AP Stats Unit 3

Vocab

Bivariate Data - Data with 2 variables

Explanatory Variables - The independent variable or x-axis (predicts, explains, or influences a trend).

Response Variable - The dependent variable or y-axis, the measured outcome that is a response to the trend.

Positive Correlation - As the x value increases, the y value also increase.

Negative Correlation - As the x value increases, the y value decreases.

Line of best fit - A straight line on a scatterplot that best represents the trend of data points.

Weak Correlation - Data is far from the line of best fit.

Strong Correlation - Data is close to the line of best fit.

Correlation Coefficient - How close the data is to the line of best fit (Strength).

Residual is the Distance from data point to line of best fit.

Least Squares Regression Line (LSRL) - A linear model that minimizes the sum of the square residuals between the data and the model.

Standard Deviation of the Residuals (s) - Typical error between data points and their LSRL.

Influential Points - Points that, if removed, change the slope, y-intercept, or correlation substantially.

Notes

Scatterplot:

  • Two quantitative variables are visualized in a scatterplot

CDOFS:

Context - “The relationship between A and B appears to be…”

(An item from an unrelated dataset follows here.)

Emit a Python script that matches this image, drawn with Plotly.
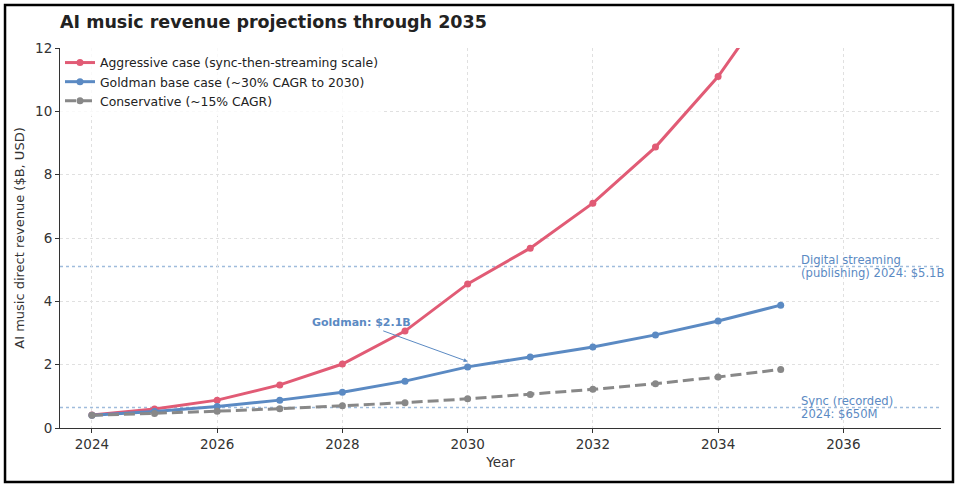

Direction - Positive or Negative.

Outliers - Unusual data points.

Form - linear or non-linear

Strength - Weak, moderate or strong correlation

Correlation Coefficient:

  • r close to 0 → weak correlation

  • r close to -1 or 1 → strong correlation

  • Negative r value → negative correlation

  • Positive r value → positive correlation

Residual

  • Observed y - predicted y

Linear Model a Good Fit?:

  • Residuals randomly scattered around without pattern → Good fit.

  • Residuals show a curved pattern → Not a good fit.

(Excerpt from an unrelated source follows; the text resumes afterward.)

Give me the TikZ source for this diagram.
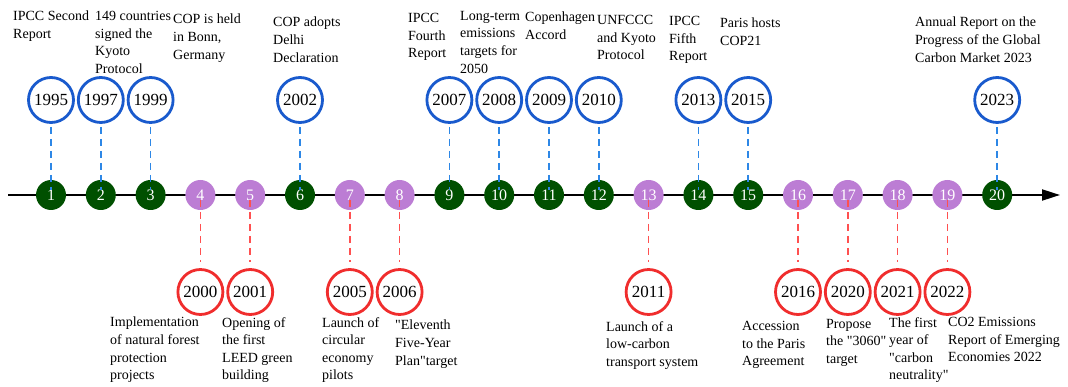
\documentclass[tikz,border=0pt]{standalone}
\usepackage{fontspec}
\setmainfont{Liberation Serif}
\usetikzlibrary{arrows.meta}
\definecolor{dgreen}{RGB}{0,80,0}
\definecolor{lpurple}{RGB}{188,125,212}
\definecolor{cblue}{RGB}{25,90,205}
\definecolor{dblue}{RGB}{45,135,230}
\definecolor{cred}{RGB}{240,45,45}
\definecolor{dred}{RGB}{255,80,80}
\newcommand{\dq}{\textquotedbl}
\begin{document}
\begin{tikzpicture}[x=1pt,y=-1pt,
 dot/.style={circle,minimum size=30pt,inner sep=0pt,text=white,font=\fontsize{16}{16}\selectfont},
 gdot/.style={dot,fill=dgreen},
 pdot/.style={dot,fill=lpurple},
 yr/.style={circle,draw,line width=2.8pt,minimum size=45pt,inner sep=0pt,fill=white,font=\fontsize{17}{17}\selectfont},
 topyr/.style={yr,draw=cblue},
 botyr/.style={yr,draw=cred},
 lab/.style={anchor=north west,align=left,inner sep=0pt,font=\fontsize{14}{17.6}\selectfont},
 updash/.style={draw=dblue,line width=1.5pt,dash pattern=on 7pt off 5pt,shorten <=3pt,shorten >=5pt},
 downdash/.style={draw=dred,line width=1.5pt,dash pattern=on 7pt off 5pt,shorten <=5pt,shorten >=6pt},
 axis/.style={line width=2pt,-{Triangle[length=18pt,width=11pt]}}
]
\useasboundingbox (0,0) rectangle (1068,387);

% axis
\coordinate (axL) at (8,195);
\coordinate (axR) at (1060,195);
\draw[axis] (axL) -- (axR);

% axis nodes
\foreach \i/\s in {1/gdot,2/gdot,3/gdot,4/pdot,5/pdot,6/gdot,7/pdot,8/pdot,9/gdot,10/gdot,
                   11/gdot,12/gdot,13/pdot,14/gdot,15/gdot,16/pdot,17/pdot,18/pdot,19/pdot,20/gdot}
  \node[\s] (n\i) at ({51+(\i-1)*49.8},195) {\i};

% top year circles
\foreach \yr/\i in {1995/1,1997/2,1999/3,2002/6,2007/9,2008/10,2009/11,2010/12,2013/14,2015/15,2023/20}
  \node[topyr] (y\yr) at ({51+(\i-1)*49.8},100) {\yr};

% bottom year circles
\foreach \yr/\i in {2000/4,2001/5,2005/7,2006/8,2011/13,2016/16,2020/17,2021/18,2022/19}
  \node[botyr] (y\yr) at ({51+(\i-1)*49.8},292) {\yr};

% connectors
\foreach \yr/\i in {1995/1,1997/2,1999/3,2002/6,2007/9,2008/10,2009/11,2010/12,2013/14,2015/15,2023/20}
  \draw[updash] (y\yr.south) -- (n\i.center);
\foreach \yr/\i in {2000/4,2001/5,2005/7,2006/8,2011/13,2016/16,2020/17,2021/18,2022/19}
  \draw[downdash] (n\i.center) -- (y\yr.north);

% top labels
\node[lab] (l1995) at (13,11) {IPCC Second\\Report};
\node[lab] (l1997) at (95,11) {149 countries\\signed the\\Kyoto\\Protocol};
\node[lab] (l1999) at (173,14) {COP is held\\in Bonn,\\Germany};
\node[lab] (l2002) at (273,17) {COP adopts\\Delhi\\Declaration};
\node[lab] (l2007) at (408,13) {IPCC\\Fourth\\Report};
\node[lab] (l2008) at (460,11) {Long-term\\emissions\\targets for\\2050};
\node[lab] (l2009) at (525,12) {Copenhagen\\Accord};
\node[lab] (l2010) at (597,15) {UNFCCC\\and Kyoto\\Protocol};
\node[lab] (l2013) at (669,16) {IPCC\\Fifth\\Report};
\node[lab] (l2015) at (720,18) {Paris hosts\\COP21};
\node[lab] (l2023) at (915,17) {Annual Report on the\\Progress of the Global\\Carbon Market 2023};

% bottom labels
\node[lab] (l2000) at (110,317) {Implementation\\of natural forest\\protection\\projects};
\node[lab] (l2001) at (222,317) {Opening of\\the first\\LEED green\\building};
\node[lab] (l2005) at (322,317) {Launch of\\circular\\economy\\pilots};
\node[lab] (l2006) at (395,320) {\dq Eleventh\\Five-Year\\Plan\dq target};
\node[lab] (l2011) at (606,321) {Launch of a\\low-carbon\\transport system};
\node[lab] (l2016) at (742,321) {Accession\\to the Paris\\Agreement};
\node[lab] (l2020) at (826,319) {Propose\\the \dq 3060\dq\\target};
\node[lab] (l2021) at (889,317) {The first\\year of\\\dq carbon\\neutrality\dq};
\node[lab] (l2022) at (948,317) {CO2 Emissions\\Report of Emerging\\Economies 2022};
\end{tikzpicture}
\end{document}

  • More variation in residuals as x values increases → Not a good fit

Standard Deviation of the Residuals (s):

  • Shorter s = Stronger correlation

  • Larger s = Weaker correlation

The Coefficient of Determination (r²):

  • Gets rid of the negative

  • Emphasizes the differences of strength

  • r² = 1.00 = 100% → The linear model completely explains the data’s pattern.

  • r² = 0.72 = 72% → The linear model explains some of the data’s pattern, but not all of it. There is some error.

How Outliers affect r, r², and s:

  • r becomes smaller.

  • r² becomes smaller.

  • s becomes bigger.

Leverage and Influential Points:

  • Every LSRL will always go through the point (x mean, y mean)

  • Low leverage points are close to the x mean

  • High leverage points are far from the x mean

  • Low leverage points don’t have as much impact (leverage) on the slope compared to High leverage points which have a lot of impact (leverage) on the slope.

Influential Points:

  • Outliers (change the correlation or r).

  • High Leverage (change the slope and y-intercept).

  • Both, an influential point can be both an outlier and a high leverage point.

Reading Computer Regression Tables:

  • The constant is the y-intercept.

  • The other thing will be the slope

  • Example: Constant -14.7, Income 0.001 = y(predicted) =-14.7 + 0.001x

  • The s and r² are also included, make sure to use the R-Sq for r² not R-Sq(adj).

Algebra Flashback:

  • log_10 a = b → 10^b = a

  • ln_e a = b → e^b = a

Interpret Stems:

Interpret Slope Value:

  • For every 1 unit increase in explanatory variable, our model predicts an average increase/decrease of slope in response variable.

Interpret Y-Intercept:

  • When the explanatory variable is zero units, our model predicts that the response variable would be y-intercept.

Interpret S (Typical Residual Length):

  • When using the LSRL with explanatory variable to predict response variable, we will typically be off by about value of S with units of the response variable.

Interpreting r² (Coefficient of Determination):

  • % of the variation in response variable can be explained by the linear relationship with explanatory variable.

Interpret the Model’s Residual (Prediction Error):

  • The actual response variable is greater/less than predicted by residual units.